Entnommen: "Heimat." Beilage des "Volksbote", Trautenau; Jahrgang 1925, Seite 76
von Dr. Stransky, Trautenau
Durch Herrn Bürgermeister 
  Siegel, Trautenau, wurde mir ein in seinem Besitze sich befindliches Bittgesuch 
  des Florian Kneifl, Müllers im 1. Theile Marschendorfs, zur Verfügung gestellt, 
  welches dieser im Jahre 1779 an seine Grundobrigkeit richtete, um von dieser 
  die Erlaubnis zum "Hausbrodbacken" zu erlangen, und das seiner Form 
  und seinem Inhalte nach wohl verdient, in unserer "Heimat"-Beilage 
  ein bescheidenes Plätzchen zu erhalten. Das Gesuch, mit einem 3 Kreuzer-Stempel 
  versehen, ist gerichtet an "Ihro Hochreichsgräflichen Gnaden den Hoch- 
  und Wohlgeborenen Herrn Johann Nepomuk Berthold Schafgotsch, des Heiligen Römischen 
  Reichs Grafen und Herrn von Künast und Greifenstein, Erbherren der Herrschaften 
  Bielohrad, Marschendorf und Altenbuch, Ihro Römisch- Kais.- Königl.- Apost. 
  Majestät würklichen Kämmerer und Hof-Lehen-Rechtsbesitzer im Königreich Böheimb" 
  und lautet:
  
  "Euer Hoch-Reichsgräflicher Gnaden in all unterthänigster Ehrfurcht vorzubringen, 
  mich mein elender Gesundheitszustand dazu benöthiget, zu malen ich als Hand- 
  und Kräftenloßer Unterthann im 1ten Theil Marschendorf die vorhero Hochobrigkeitliche 
  nun erblich ao 1766 von dem Anton Libich erkaufte Mühl zu 600 fl. mit allen 
  Bedingnußen und Hochobrigkeitlichen jährlichen Mühl-Zinß per 100 fl. mir kümmerlich 
  erworben habe, um damit ich mein mühseliges Leben weiterfortsetzen kunte; zu 
  mahlen bey jezigen Umständen der Müller seine vorherige Mahlgäste tenore allerhöchsten 
  Gesaz nicht zur anhaltenden Vermahlung nicht bezwingen kann, wo mir viele zugehörige 
  Mahlgäste, welche würklich aus dieser Gemein, und zwar die vorgesezte, zur Vermahlung 
  gehören, dannoch nicht erscheinen, so müßte unumgänglich bey diesen verdorbenen 
  Umständen ein ehrlicher Meister mit denen entrichtenden praestandis (Steuern), 
  ohne sonstigen Gewörb fast zum Verderben gerathen.
  
  Und da ich mich zeithero mit der Hauß-Brod-Bäckerey vor die arm Bedrängteste 
  - auch mehrenteils fremde Leuthe, bereits vom 1ten Jahre eingelaßen habe, um 
  damit meine Gebühr und beßere Nahrung erwerben könne, welches aber mir von dem 
  Würtschaftsamte durch des Richters Franz Heintsch purer Mißgunst auf das Schärfste 
  untersaget und verbothen worden ist, allwo mich dießes jämmerlich schmerzet. 
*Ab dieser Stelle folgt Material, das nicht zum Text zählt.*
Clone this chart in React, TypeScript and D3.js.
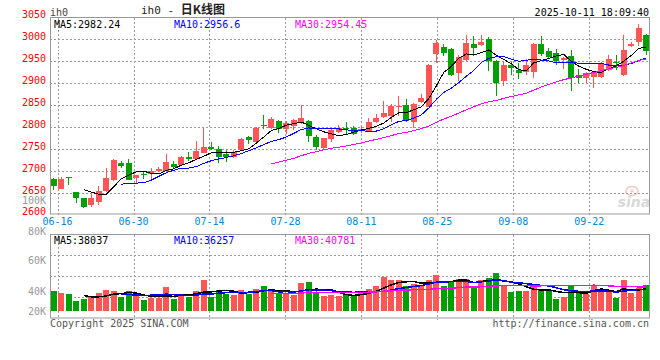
import React from 'react'
import * as d3 from 'd3'

// trading days shown (06-13 .. 10-10)
const dates = [
  '06-13',
  '06-16', '06-17', '06-18', '06-19', '06-20',
  '06-23', '06-24', '06-25', '06-26', '06-27',
  '06-30', '07-01', '07-02', '07-03', '07-04',
  '07-07', '07-08', '07-09', '07-10', '07-11',
  '07-14', '07-15', '07-16', '07-17', '07-18',
  '07-21', '07-22', '07-23', '07-24', '07-25',
  '07-28', '07-29', '07-30', '07-31', '08-01',
  '08-04', '08-05', '08-06', '08-07', '08-08',
  '08-11', '08-12', '08-13', '08-14', '08-15',
  '08-18', '08-19', '08-20', '08-21', '08-22',
  '08-25', '08-26', '08-27', '08-28', '08-29',
  '09-01', '09-02', '09-03', '09-04', '09-05',
  '09-08', '09-09', '09-10', '09-11', '09-12',
  '09-15', '09-16', '09-17', '09-18', '09-19',
  '09-22', '09-23', '09-24', '09-25', '09-26',
  '09-29', '09-30', '10-09', '10-10',
]

const opens = [
  2680, 2658, 2685, 2651, 2637, 2621, 2628, 2653, 2679, 2717,
  2717, 2683, 2692, 2692, 2699, 2699, 2715, 2713, 2731, 2726,
  2740, 2754, 2750, 2738, 2731, 2746, 2776, 2765, 2803, 2797,
  2813, 2795, 2801, 2810, 2813, 2776, 2751, 2772, 2787, 2797,
  2797, 2793, 2788, 2811, 2823, 2825, 2846, 2850, 2811, 2857,
  2846, 2966, 2983, 2978, 2922, 2952, 2990, 2987, 3001, 2951,
  2905, 2942, 2930, 2926, 2926, 2990, 2974, 2969, 2953, 2962,
  2919, 2912, 2914, 2914, 2930, 2947, 2919, 2985, 2994, 3010,
]
const highs = [
  2683, 2686, 2686, 2652, 2638, 2646, 2665, 2706, 2726, 2722,
  2726, 2690, 2699, 2706, 2708, 2738, 2722, 2733, 2742, 2767,
  2799, 2765, 2757, 2746, 2746, 2775, 2780, 2799, 2828, 2823,
  2815, 2813, 2817, 2850, 2815, 2781, 2775, 2795, 2803, 2810,
  2802, 2802, 2820, 2830, 2860, 2852, 2871, 2864, 2854, 2875,
  2943, 2999, 2990, 2981, 2965, 3010, 3008, 3010, 3006, 2952,
  2951, 2949, 2946, 2955, 2992, 3008, 2980, 2978, 2960, 2976,
  2932, 2925, 2928, 2948, 2965, 2965, 3010, 2994, 3035, 3012,
]
const lows = [
  2655, 2657, 2666, 2626, 2614, 2617, 2621, 2652, 2676, 2707,
  2678, 2670, 2681, 2681, 2697, 2699, 2704, 2713, 2722, 2724,
  2740, 2746, 2717, 2720, 2729, 2745, 2760, 2760, 2795, 2795,
  2786, 2784, 2792, 2806, 2765, 2746, 2750, 2765, 2785, 2781,
  2781, 2785, 2788, 2808, 2820, 2811, 2825, 2812, 2797, 2855,
  2845, 2946, 2962, 2915, 2905, 2950, 2962, 2985, 2928, 2871,
  2894, 2919, 2910, 2918, 2912, 2962, 2955, 2941, 2932, 2882,
  2900, 2900, 2889, 2912, 2928, 2930, 2917, 2983, 2985, 2964,
]
const closes = [
  2665, 2680, 2684, 2637, 2618, 2637, 2653, 2683, 2724, 2710,
  2679, 2690, 2690, 2699, 2704, 2720, 2708, 2731, 2726, 2744,
  2754, 2749, 2731, 2732, 2743, 2772, 2770, 2797, 2801, 2817,
  2795, 2808, 2815, 2820, 2779, 2755, 2774, 2792, 2797, 2794,
  2784, 2796, 2811, 2820, 2832, 2848, 2848, 2814, 2852, 2866,
  2942, 2992, 2969, 2919, 2960, 2992, 2981, 2994, 2951, 2900,
  2942, 2935, 2923, 2940, 2990, 2967, 2960, 2951, 2958, 2912,
  2912, 2923, 2926, 2946, 2955, 2946, 2976, 2990, 3026, 2974,
]
const volumes = [
  38000, 36200, 35300, 28900, 30700, 32500, 36200, 38900, 38000, 32500,
  38000, 33400, 29800, 31600, 31600, 41700, 30700, 35300, 32500, 38000,
  48100, 32500, 38900, 35300, 34400, 38900, 35300, 39800, 42600, 38900,
  35300, 35300, 34400, 45400, 46300, 37100, 33400, 34400, 33400, 35300,
  33400, 37100, 39800, 42600, 50800, 48100, 48100, 42600, 44400, 42600,
  48100, 52700, 42600, 47200, 49000, 49000, 40800, 48100, 49900, 54500,
  42600, 37100, 38000, 38000, 42600, 38900, 38000, 30700, 32500, 43500,
  38000, 35300, 42600, 39800, 38000, 31600, 48100, 36200, 40800, 43500,
]

const dateTicks = ['06-16', '06-30', '07-14', '07-28', '08-11', '08-25', '09-08', '09-22']
const priceTicks = [3050, 3000, 2950, 2900, 2850, 2800, 2750, 2700, 2650, 2600]
const volTicks = [100000, 80000, 60000, 40000, 20000]
const maPeriods = [5, 10, 30]
const maColors = ['#000000', '#0000ff', '#ff00ff']
const priceMaText = ['MA5:2982.24', 'MA10:2956.6', 'MA30:2954.45']
const volMaText = ['MA5:38037', 'MA10:36257', 'MA30:40781']

const UP = '#ff5555'
const DOWN = '#00a000'
const MONO = "'DejaVu Sans Mono', monospace"

function movingAvg(arr: number[], n: number) {
  return arr.map((_, i) => (i < n - 1 ? null : d3.mean(arr.slice(i - n + 1, i + 1)) as number))
}

const px = (v: number) => Math.round(v) + 0.5

export default function App() {
  const left = 50, right = 650
  const x = d3.scaleBand<string>().domain(dates).range([left, right]).paddingInner(0.2).paddingOuter(0.1)
  const bw = x.bandwidth()
  const cx = (i: number) => (x(dates[i]) as number) + bw / 2
  const gridX = d3.scaleLinear().domain([0, dates.length - 1]).range([left, right])

  const y = d3.scaleLinear().domain([2600, 3050]).range([214.4, 17.3])
  const pTop = 17.5, pBot = 214

  const vTop = 234.5, vBot = 318
  const yVol = d3.scaleLinear().domain([20000, 60000]).range([310.7, 267])
  const volLabelY = d3.scaleLinear().domain([20000, 40000, 60000, 80000, 100000]).range([311, 291, 260, 231, 200])
  const volGrid = d3.scaleLinear().domain([0, 4]).range([vTop, vBot])

  const isUp = (i: number) => closes[i] >= opens[i]

  const maLine = (ys: (v: number) => number) =>
    d3.line<number | null>()
      .defined(d => d != null)
      .x((_, i) => cx(i))
      .y(d => ys(d as number))

  const dot = { stroke: '#999', strokeWidth: 1, strokeDasharray: '2 2', shapeRendering: 'crispEdges' as const }

  return (
    <svg width={660} height={360} style={{ position: 'absolute', left: 0, top: 0, background: '#fff' }}
      fontFamily={MONO} fontSize={10}>
      <rect width={660} height={360} fill="#fff" />

      {/* header */}
      <text x={50} y={16} fill="#444">ih0</text>
      <text x={141} y={13.5} fill="#222" fontSize={11}>
        ih0 - <tspan fontFamily="'Noto Sans CJK SC', sans-serif" fontSize={12} fontWeight="bold">日K线图</tspan>
      </text>
      <text x={649} y={15.5} textAnchor="end" fill="#000">2025-10-11 18:09:40</text>

      {/* grid */}
      {priceTicks.filter(t => t > 2600 && t < 3050).map(t => (
        <line key={t} x1={left} x2={right} y1={px(y(t))} y2={px(y(t))} {...dot} />
      ))}
      {dateTicks.map(d => {
        const gx = gridX(dates.indexOf(d))
        return (
          <g key={d}>
            <line x1={px(gx)} x2={px(gx)} y1={pTop} y2={pBot + 2} {...dot} />
            <line x1={px(gx)} x2={px(gx)} y1={vTop} y2={vBot + 2} {...dot} />
            <text x={gx} y={225} textAnchor="middle" fill="#0088dd">{d}</text>
          </g>
        )
      })}
      {priceTicks.map(t => (
        <text key={t} x={46} y={y(t) + 1} textAnchor="end" fill="#ff0000">{t}</text>
      ))}

      {/* watermark */}
      <g opacity={0.55}>
        <ellipse cx={632} cy={191} rx={6} ry={4.5} fill="none" stroke="#e29a9a" strokeWidth={1.5} />
        <circle cx={632} cy={191} r={1.6} fill="#e29a9a" />
        <text x={634} y={207} textAnchor="middle" fontFamily="'DejaVu Sans', sans-serif" fontStyle="italic"
          fontWeight="bold" fontSize={14} fill="#bbbbbb">sina</text>
      </g>

      {/* candles */}
      {dates.map((d, i) => {
        const col = isUp(i) ? UP : DOWN
        const top = y(Math.max(opens[i], closes[i]))
        const bot = y(Math.min(opens[i], closes[i]))
        return (
          <g key={d} shapeRendering="crispEdges">
            <line x1={cx(i)} x2={cx(i)} y1={y(highs[i])} y2={y(lows[i])} stroke={col} strokeWidth={1} />
            <rect x={x(d)} y={top} width={bw} height={Math.max(1, bot - top)} fill={col} />
          </g>
        )
      })}

      {maPeriods.map((n, k) => (
        <path key={n} d={maLine(y)(movingAvg(closes, n)) || ''} fill="none" stroke={maColors[k]}
          strokeWidth={1} shapeRendering="crispEdges" />
      ))}

      <rect x={50.5} y={pTop} width={599} height={pBot - pTop} fill="none" stroke="#999" strokeWidth={1} />
      {priceMaText.map((t, k) => (
        <text key={t} x={[54, 174, 295][k]} y={27.6} fill={maColors[k]}>{t}</text>
      ))}

      {/* volume panel */}
      {[1, 2, 3].map(k => (
        <line key={k} x1={left} x2={right} y1={px(volGrid(k))} y2={px(volGrid(k))} {...dot} />
      ))}
      {volTicks.map(t => (
        <text key={t} x={46} y={volLabelY(t) + 3.6} textAnchor="end" fill="#999">{t / 1000}K</text>
      ))}
      {dates.map((d, i) => (
        <rect key={d} x={x(d)} y={yVol(volumes[i])} width={bw} height={yVol(20000) - yVol(volumes[i])}
          fill={isUp(i) ? UP : DOWN} shapeRendering="crispEdges" />
      ))}
      {maPeriods.map((n, k) => (
        <path key={n} d={maLine(yVol)(movingAvg(volumes, n)) || ''} fill="none" stroke={maColors[k]}
          strokeWidth={1.5} shapeRendering="crispEdges" />
      ))}
      <rect x={50.5} y={vTop} width={599} height={vBot - vTop} fill="none" stroke="#999" strokeWidth={1} />
      {volMaText.map((t, k) => (
        <text key={t} x={[54, 174, 295][k]} y={244.3} fill={maColors[k]}>{t}</text>
      ))}

      {/* footer */}
      <text x={50} y={326.5} fill="#555">Copyright 2025 SINA.COM</text>
      <text x={649} y={326.5} textAnchor="end" fill="#555">http://finance.sina.com.cn</text>
    </svg>
  )
}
  Daß ich als ein Kraftloser von dieser Bäckerey verstoßen werden solle, da dieses 
  Gewörb andere auf der Herrschaft befindliche Müllern ebenfalls betreiben.
  
  Solchem nach unterwinde mich in Euer Hochreichsgräflichen Gnaden gnädigsten 
  Schuz, mit unterthänigstem Rockkuß, Hochselbte geruhen mir die hohe Gnad gnädig 
  zu vergönnen, womit mir bey meiner geringen Müllerey auch das Hauß-Brod zu backen 
  (: jedoch ohne all geringster unvorschreiblicher Maaßgaab und gegen willig entrichtenden 
  gewöhnlichen Zins:), gnädig gestattet und von obrigkeitlichem Würtschaftsamte 
  erlaubet werden möchte, vor welche hohe Gnad zeit meines Lebens samt Weib und 
  Kindern umstätts beglückte Regierung Gott dem Allmächtigen anzuflehen nicht 
  ermangeln werde, bis in tiefster Ehrfurcht erstorben. Euer Hochreichsgräflichen 
  Gnaden unterthänigster gehorsamster leibeigen angehöriger Unterthan Florian 
  Kneifl, Müller in 1ten Theil Marschendorf."
  
  Auf dieses Gesuch, das an Unterwürfigkeit gewiß nichts zu wünschen übrig läßt, 
  erfolgte unter dem 14. Feber 1779 die Erledigung: "Dem Supplikanten (Bittsteller) 
  wird erlaubt gegen Erlag des Backzinses nur Brod aber keine Semmle zu backen. 
  Berthold Graf Schaftgotsch."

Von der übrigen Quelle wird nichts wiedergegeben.